A pip is the smallest amount of movement a price quote can make. In other words, each tick of the price quote is a pip. When EUR/USD moves from 1.2786 to 1.2787, for example, it has moved by one pip. You could also call it a point or a tick, but in forex traders’ jargon, pip is the word.
It’s a good idea to measure your profit or loss in pips rather than in the amount you actually lose or earn, since the trader’s performance can only be valued through his success in gathering pips. For instance, supposing trader A has a beginning capital of 100 USD, and trader B has only 10, it would take trader B ten times as much in terms of pips to achieve the same gain that was acquired by trader A in absolute dollar terms. In terms of their prowess in the market, however, if trader B were to make just 1/10 of what trader A makes, they’d still be equal, due to the the difference between their starting capital. This same logic can be utilized when assessing one’s own prowess, and if a diary is kept, it’s always better to note the loss or profit in pips, rather than cash, so as to keep a better track of performance.
It must also be remembered that one pip in the currency pair that is traded may not be the same amount in the trader’s base currency, that is, the currency with which he funds his account. For instance, if your currency is the British Pound, and you’re trading the EUR/USD, one pip movement in the currency pair would be a different amount in your base currency, depending on the quotes.
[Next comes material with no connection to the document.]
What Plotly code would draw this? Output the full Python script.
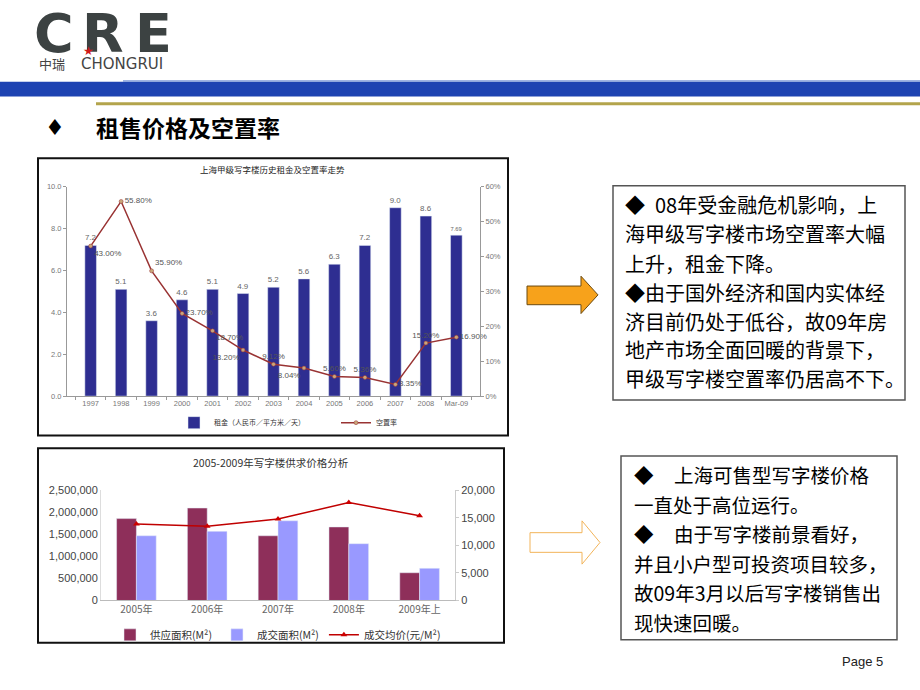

Another important term in trading forex is the lot, which is the smallest amount of currency you can trade at a particular level of leverage, and the standard lot size is 100,000 USD. Among today’s forex brokers, there are those who allow traders to enter bids without the use of lots (sometimes called mini lots), and the inexperienced trader may seek them before gaining enough confidence to start trading with a higher volume.